* What needs to be done
Give every line again exactly as it appears, please, but not the pictures.

________________________

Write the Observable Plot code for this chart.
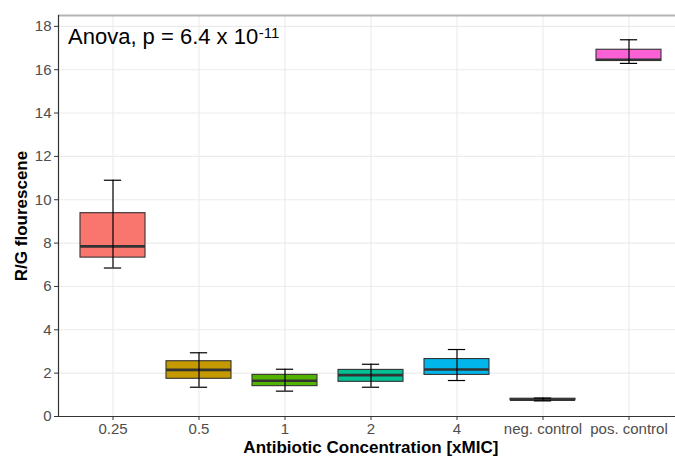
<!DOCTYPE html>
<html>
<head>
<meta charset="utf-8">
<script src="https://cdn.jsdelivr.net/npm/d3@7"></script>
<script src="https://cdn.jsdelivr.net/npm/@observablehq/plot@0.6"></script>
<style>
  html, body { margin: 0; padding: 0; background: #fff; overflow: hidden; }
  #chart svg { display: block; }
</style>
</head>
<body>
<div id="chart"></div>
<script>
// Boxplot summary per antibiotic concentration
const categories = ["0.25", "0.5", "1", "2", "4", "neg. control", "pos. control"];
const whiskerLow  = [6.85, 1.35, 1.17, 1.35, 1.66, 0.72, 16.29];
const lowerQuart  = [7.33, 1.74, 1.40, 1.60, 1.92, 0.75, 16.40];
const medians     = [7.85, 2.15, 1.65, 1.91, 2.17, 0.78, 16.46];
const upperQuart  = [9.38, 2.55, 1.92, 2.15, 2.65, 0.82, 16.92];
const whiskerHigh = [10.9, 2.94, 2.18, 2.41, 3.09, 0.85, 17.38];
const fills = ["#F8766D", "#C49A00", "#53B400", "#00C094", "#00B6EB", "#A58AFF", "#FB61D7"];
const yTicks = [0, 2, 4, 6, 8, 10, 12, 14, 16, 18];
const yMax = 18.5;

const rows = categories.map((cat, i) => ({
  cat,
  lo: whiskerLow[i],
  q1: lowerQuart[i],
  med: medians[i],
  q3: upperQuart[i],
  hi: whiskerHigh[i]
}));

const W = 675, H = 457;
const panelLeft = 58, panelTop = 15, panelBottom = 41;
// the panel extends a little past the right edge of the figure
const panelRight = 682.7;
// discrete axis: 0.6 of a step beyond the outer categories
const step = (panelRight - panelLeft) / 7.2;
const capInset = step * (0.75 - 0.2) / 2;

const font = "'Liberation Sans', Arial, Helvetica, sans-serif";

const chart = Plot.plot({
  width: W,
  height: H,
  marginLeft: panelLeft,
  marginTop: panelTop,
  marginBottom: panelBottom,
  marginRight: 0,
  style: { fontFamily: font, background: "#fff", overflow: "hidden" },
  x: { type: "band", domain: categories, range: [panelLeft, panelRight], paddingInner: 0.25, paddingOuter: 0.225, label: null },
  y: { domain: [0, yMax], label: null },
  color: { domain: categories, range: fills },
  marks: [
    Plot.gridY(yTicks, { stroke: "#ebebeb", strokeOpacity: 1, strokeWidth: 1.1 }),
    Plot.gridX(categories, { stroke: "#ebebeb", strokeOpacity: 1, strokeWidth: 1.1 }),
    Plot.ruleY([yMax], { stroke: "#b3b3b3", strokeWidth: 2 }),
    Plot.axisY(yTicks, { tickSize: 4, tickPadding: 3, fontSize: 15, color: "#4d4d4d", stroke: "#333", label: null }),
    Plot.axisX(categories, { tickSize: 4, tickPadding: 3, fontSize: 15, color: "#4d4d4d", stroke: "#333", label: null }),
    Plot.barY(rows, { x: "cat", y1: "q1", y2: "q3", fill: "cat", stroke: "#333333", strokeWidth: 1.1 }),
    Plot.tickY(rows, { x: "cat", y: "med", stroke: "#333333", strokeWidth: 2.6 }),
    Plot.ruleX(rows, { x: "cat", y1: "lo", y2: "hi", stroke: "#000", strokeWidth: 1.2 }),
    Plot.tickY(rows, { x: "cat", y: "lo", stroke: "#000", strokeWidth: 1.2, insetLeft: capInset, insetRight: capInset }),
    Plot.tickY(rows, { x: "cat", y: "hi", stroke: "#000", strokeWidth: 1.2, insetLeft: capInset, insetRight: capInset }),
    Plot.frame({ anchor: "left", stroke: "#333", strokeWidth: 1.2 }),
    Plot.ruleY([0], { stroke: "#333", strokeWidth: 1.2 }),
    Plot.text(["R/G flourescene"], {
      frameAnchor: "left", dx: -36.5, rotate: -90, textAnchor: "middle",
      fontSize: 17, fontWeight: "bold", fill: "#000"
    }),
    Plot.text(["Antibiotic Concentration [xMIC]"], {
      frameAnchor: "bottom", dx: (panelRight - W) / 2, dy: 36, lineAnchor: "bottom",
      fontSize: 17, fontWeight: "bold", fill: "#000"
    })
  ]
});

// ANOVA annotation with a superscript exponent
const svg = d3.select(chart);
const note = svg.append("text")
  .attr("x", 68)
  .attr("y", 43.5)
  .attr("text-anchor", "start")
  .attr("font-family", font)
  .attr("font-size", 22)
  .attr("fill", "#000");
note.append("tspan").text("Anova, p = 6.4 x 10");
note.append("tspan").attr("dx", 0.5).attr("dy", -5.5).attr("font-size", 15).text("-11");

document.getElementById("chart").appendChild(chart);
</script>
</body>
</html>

________________________

* Solution to this exercise
Write the Observable Plot code for this chart.
<!DOCTYPE html>
<html>
<head>
<meta charset="utf-8">
<script src="https://cdn.jsdelivr.net/npm/d3@7"></script>
<script src="https://cdn.jsdelivr.net/npm/@observablehq/plot@0.6"></script>
<style>
  html, body { margin: 0; padding: 0; background: #fff; overflow: hidden; }
  #chart svg { display: block; }
</style>
</head>
<body>
<div id="chart"></div>
<script>
// Boxplot summary per antibiotic concentration
const categories = ["0.25", "0.5", "1", "2", "4", "neg. control", "pos. control"];
const whiskerLow  = [6.85, 1.35, 1.17, 1.35, 1.66, 0.72, 16.29];
const lowerQuart  = [7.33, 1.74, 1.40, 1.60, 1.92, 0.75, 16.40];
const medians     = [7.85, 2.15, 1.65, 1.91, 2.17, 0.78, 16.46];
const upperQuart  = [9.38, 2.55, 1.92, 2.15, 2.65, 0.82, 16.92];
const whiskerHigh = [10.9, 2.94, 2.18, 2.41, 3.09, 0.85, 17.38];
const fills = ["#F8766D", "#C49A00", "#53B400", "#00C094", "#00B6EB", "#A58AFF", "#FB61D7"];
const yTicks = [0, 2, 4, 6, 8, 10, 12, 14, 16, 18];
const yMax = 18.5;

const rows = categories.map((cat, i) => ({
  cat,
  lo: whiskerLow[i],
  q1: lowerQuart[i],
  med: medians[i],
  q3: upperQuart[i],
  hi: whiskerHigh[i]
}));

const W = 675, H = 457;
const panelLeft = 58, panelTop = 15, panelBottom = 41;
// the panel extends a little past the right edge of the figure
const panelRight = 682.7;
// discrete axis: 0.6 of a step beyond the outer categories
const step = (panelRight - panelLeft) / 7.2;
const capInset = step * (0.75 - 0.2) / 2;

const font = "'Liberation Sans', Arial, Helvetica, sans-serif";

const chart = Plot.plot({
  width: W,
  height: H,
  marginLeft: panelLeft,
  marginTop: panelTop,
  marginBottom: panelBottom,
  marginRight: 0,
  style: { fontFamily: font, background: "#fff", overflow: "hidden" },
  x: { type: "band", domain: categories, range: [panelLeft, panelRight], paddingInner: 0.25, paddingOuter: 0.225, label: null },
  y: { domain: [0, yMax], label: null },
  color: { domain: categories, range: fills },
  marks: [
    Plot.gridY(yTicks, { stroke: "#ebebeb", strokeOpacity: 1, strokeWidth: 1.1 }),
    Plot.gridX(categories, { stroke: "#ebebeb", strokeOpacity: 1, strokeWidth: 1.1 }),
    Plot.ruleY([yMax], { stroke: "#b3b3b3", strokeWidth: 2 }),
    Plot.axisY(yTicks, { tickSize: 4, tickPadding: 3, fontSize: 15, color: "#4d4d4d", stroke: "#333", label: null }),
    Plot.axisX(categories, { tickSize: 4, tickPadding: 3, fontSize: 15, color: "#4d4d4d", stroke: "#333", label: null }),
    Plot.barY(rows, { x: "cat", y1: "q1", y2: "q3", fill: "cat", stroke: "#333333", strokeWidth: 1.1 }),
    Plot.tickY(rows, { x: "cat", y: "med", stroke: "#333333", strokeWidth: 2.6 }),
    Plot.ruleX(rows, { x: "cat", y1: "lo", y2: "hi", stroke: "#000", strokeWidth: 1.2 }),
    Plot.tickY(rows, { x: "cat", y: "lo", stroke: "#000", strokeWidth: 1.2, insetLeft: capInset, insetRight: capInset }),
    Plot.tickY(rows, { x: "cat", y: "hi", stroke: "#000", strokeWidth: 1.2, insetLeft: capInset, insetRight: capInset }),
    Plot.frame({ anchor: "left", stroke: "#333", strokeWidth: 1.2 }),
    Plot.ruleY([0], { stroke: "#333", strokeWidth: 1.2 }),
    Plot.text(["R/G flourescene"], {
      frameAnchor: "left", dx: -36.5, rotate: -90, textAnchor: "middle",
      fontSize: 17, fontWeight: "bold", fill: "#000"
    }),
    Plot.text(["Antibiotic Concentration [xMIC]"], {
      frameAnchor: "bottom", dx: (panelRight - W) / 2, dy: 36, lineAnchor: "bottom",
      fontSize: 17, fontWeight: "bold", fill: "#000"
    })
  ]
});

// ANOVA annotation with a superscript exponent
const svg = d3.select(chart);
const note = svg.append("text")
  .attr("x", 68)
  .attr("y", 43.5)
  .attr("text-anchor", "start")
  .attr("font-family", font)
  .attr("font-size", 22)
  .attr("fill", "#000");
note.append("tspan").text("Anova, p = 6.4 x 10");
note.append("tspan").attr("dx", 0.5).attr("dy", -5.5).attr("font-size", 15).text("-11");

document.getElementById("chart").appendChild(chart);
</script>
</body>
</html>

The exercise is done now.